時間の止まっている世界 [書籍]
心地の良い文章に出会うのはまるで思いがけなく素敵なヒトと逢えたのと同じ事のように思えます。
小さな女の子との不思議な出会いを綴った小品。
江國香織さんの小説。「すきまのおともだちたち」
日常の中、ふとしたことで時空の隙間のような不思議な世界に迷い込み、そこで小さな少女と出会うのです。報道関係の仕事をしている大人の魅力タップリな女性が独りぽっちで住んでいる女の子と深い友情を結ぶお話。
優しくて品の良い、まるでそよ風で頬を撫でるような文章が織りなす不思議な世界。何時までも変わらない確固とした美しい世界にその女の子は、お皿と一緒に住んでいた!両親もいなく気が付いたらそこに存在していた。
小さな女の子は自分が最初にすべきことは両親のお墓を作ることだった。なぜなら自分がいるなら両親は絶対にいるはず。でも、そこにいないのは死んでしまったからお墓を作るのだと最初に思った。
小さな女の子は、庭にレモンを植え、何から何まで自分で切り盛りして生きている。レモンからレモネードを作って野球場で売って生計を立てている。
この世界では名前という物が無く、ミミズであったりネズミだったり、ブタであるのです。小さいのか大きいのか解らないがそこだけが時空を超えて存在している。

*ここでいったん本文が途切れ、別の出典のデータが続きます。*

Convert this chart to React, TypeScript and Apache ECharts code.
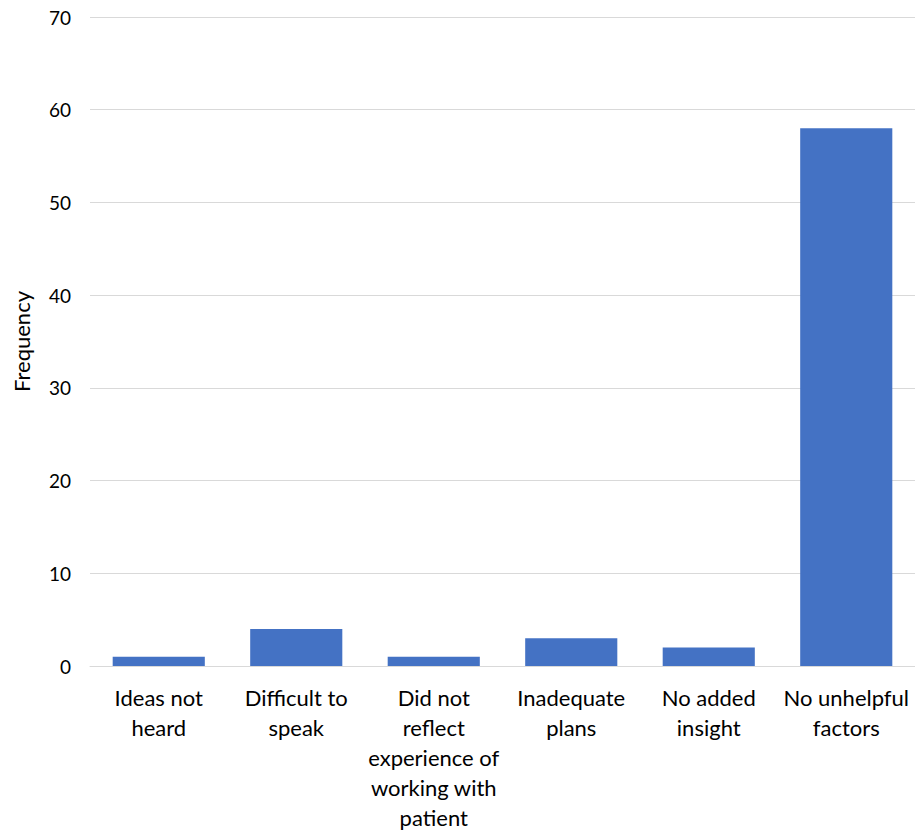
import React, { useEffect, useRef } from "react";
import * as echarts from "echarts";

const categories = [
  "Ideas not\nheard",
  "Difficult to\nspeak",
  "Did not\nreflect\nexperience of\nworking with\npatient",
  "Inadequate\nplans",
  "No added\ninsight",
  "No unhelpful\nfactors",
];
const frequencies = [1, 4, 1, 3, 2, 58];
const yMin = 0;
const yMax = 70;
const yInterval = 10;

const FONT = "Lato, 'Open Sans', sans-serif";

export default function App() {
  const ref = useRef<HTMLDivElement>(null);
  useEffect(() => {
    if (!ref.current) return;
    const chart = echarts.init(ref.current, null, { renderer: "svg" });
    chart.setOption({
      animation: false,
      backgroundColor: "#ffffff",
      grid: { left: 90, right: 0, top: 17, bottom: 166, containLabel: false },
      xAxis: {
        type: "category",
        data: categories,
        axisLine: { show: true, lineStyle: { color: "#d9d9d9", width: 1 } },
        axisTick: { show: false },
        axisLabel: {
          interval: 0,
          color: "#000000",
          fontFamily: FONT,
          fontSize: 22,
          lineHeight: 30,
          margin: 16,
        },
      },
      yAxis: {
        type: "value",
        min: yMin,
        max: yMax,
        interval: yInterval,
        name: "Frequency",
        nameLocation: "middle",
        nameGap: 58,
        nameTextStyle: { color: "#000000", fontFamily: FONT, fontSize: 22 },
        axisLine: { show: false },
        axisTick: { show: false },
        axisLabel: { color: "#000000", fontFamily: FONT, fontSize: 19, margin: 19 },
        splitLine: { lineStyle: { color: "#d9d9d9", width: 1 } },
      },
      series: [
        {
          type: "bar",
          data: frequencies,
          barCategoryGap: "33%",
          itemStyle: { color: "#4472c4" },
        },
      ],
    });
    return () => chart.dispose();
  }, []);
  return (
    <div
      ref={ref}
      style={{ position: "absolute", left: 0, top: 0, width: 915, height: 832 }}
    />
  );
}
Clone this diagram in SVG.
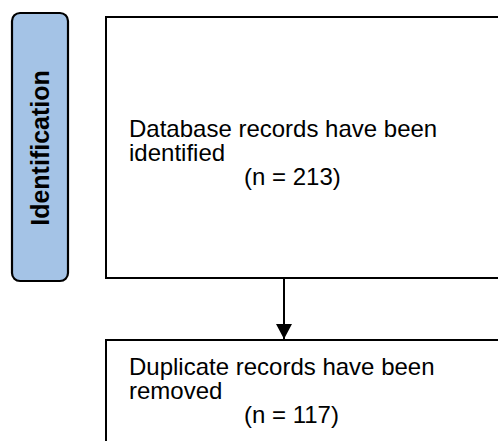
<svg xmlns="http://www.w3.org/2000/svg" width="498" height="441" viewBox="0 0 498 441">
  <defs>
    <marker id="arrowhead" markerUnits="userSpaceOnUse" markerWidth="16" markerHeight="20" refX="15" refY="8" orient="auto">
      <path d="M0,0 L15,8 L0,16 Z" fill="#000"/>
    </marker>
  </defs>
  <style>
    .box { fill: #fff; stroke: #000; stroke-width: 2; }
    .stage { fill: #a4c3e6; stroke: #000; stroke-width: 2.2; }
    .txt { font-family: "Liberation Sans", Arial, sans-serif; font-size: 24px; fill: #000; }
    .stage-txt { font-family: "Liberation Sans", Arial, sans-serif; font-size: 25px; font-weight: bold; fill: #000; }
    .edge { stroke: #000; stroke-width: 2; fill: none; }
  </style>
  <rect width="498" height="441" fill="#fff"/>

  <g id="stage-identification">
    <rect class="stage" x="12" y="13" width="56" height="268" rx="8" ry="8"/>
    <text class="stage-txt" transform="translate(49,148) rotate(-90)" text-anchor="middle">Identification</text>
  </g>

  <g id="records-identified">
    <rect class="box" x="106" y="17" width="420" height="261"/>
    <text class="txt" x="129" y="137">Database records have been</text>
    <text class="txt" x="129" y="161">identified</text>
    <text class="txt" x="244" y="185">(n = 213)</text>
  </g>

  <g id="duplicates-removed">
    <rect class="box" x="106" y="340" width="420" height="120"/>
    <text class="txt" x="129" y="375">Duplicate records have been</text>
    <text class="txt" x="129" y="399">removed</text>
    <text class="txt" x="244" y="423">(n = 117)</text>
  </g>

  <g id="connectors">
    <line class="edge" x1="284" y1="278" x2="284" y2="339" marker-end="url(#arrowhead)"/>
  </g>
</svg>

小説の主人公は出張先でこの世界にさまよい込んで途方に暮れていたとき、女の子に助けられました。静かだがワクワクするエピソードが語られ、その世界と現実とを自分の意志に関わらず行き来するのですが、女性は結婚し、隙間に。女の子の世界は何一つ変わっていない。
女性は二人の子供の親になった。そしてまた隙間に。
挿絵はこみねゆらさん。
文章とゆらさんのメルヘンティックな絵。
忘れかけた変わらぬ美しいものを見せてくれる素敵な小説。
江國さんのヒトとなりを語るのはとっても難しい。たぶん、彼女こそ時々隙間を行き来して小さい頃の多感な少女と会っているのではと思う。さるシナリオライターが「江國さんのしたたらせた雫が私のその時の心の器に落ちたのだ」と表現していたが、要は「いい女」なのだ。船に乗って一緒に長い旅してみたいとふと思うような人なのだ。
読んでもらうこと [書籍]
iTunes Storeは好きな音楽をダウンロードして直ちに楽しむことが出来る。
スピード時代の気の短い顧客要望に合致したシステムだ。一曲でもCD一枚分でも好みのままだ。
オーディオブックのコーナーがある。音楽同様プレビューで試聴できる。
暇に任せて自分の知っている作家で知らない本の朗読を聞いてみた。
古くて新しい分野だなと思った。
文章を目で追う読書と異なる、人の声を通した本の楽しみ。
小さな子供の頃、親に読んでもらう本の楽しさとはこれなのかなと思った。
テレビがあまり普及していない頃、ラジオではドラマや朗読の番組がたくさんあった。
「君の名は」、黒柳徹子の「ヤン坊にん坊とん坊」、徳川夢声の「宮本武蔵」の朗読など。
作家の文章と人の声の魅力が織りなす独特の世界がここにある。
聞く者はリアルタイムで音声が描写する情景に浸ることが出来る。
夏目漱石の「夢十夜」。書籍では読んだことはない。早速購入して聞いてみた。
楽しい!
朗読者の資質が問われる世界だが、それは別にして漱石がこのような短編を書いているとは知らなかった。
思わぬ拾いモノをしたような気分で聞きながら寝入ってしまった。
私には良い音楽を聴くと寝てしまう癖がある。iPod Touchの楽しみが増えてとても幸せな気分に浸っている。
平井太郎から江戸川乱歩へ [書籍]
「出生ヨリ47才マデノ鳥瞰図」昭和十六年四月 平井太郎 記之
およそ己の生活史をこのような年表に著した人は見たことがない。稀代の探偵小説家江戸川乱歩が戦乱の影響で執筆活動を中止せざるを得ない時に書かれた「貼雑年譜」をご子息の平井隆太郎氏が読解した父乱歩の軌跡である。
ベタベタした父を語るような物ではなく、歴史家の怜悧な目で記憶と年譜で関連づけ、とんでもない巨人を炙り出したと言える。歴史に残る人物とは常軌を逸したある期間を経て醸成されるという、湯川秀樹の「天才の世界」を想起させる物でした。
本書は内容も秀逸だが、装丁や納められている乱歩直筆の絵図、毛筆、写真などは纏まった歴史の資料集として価値があると思います。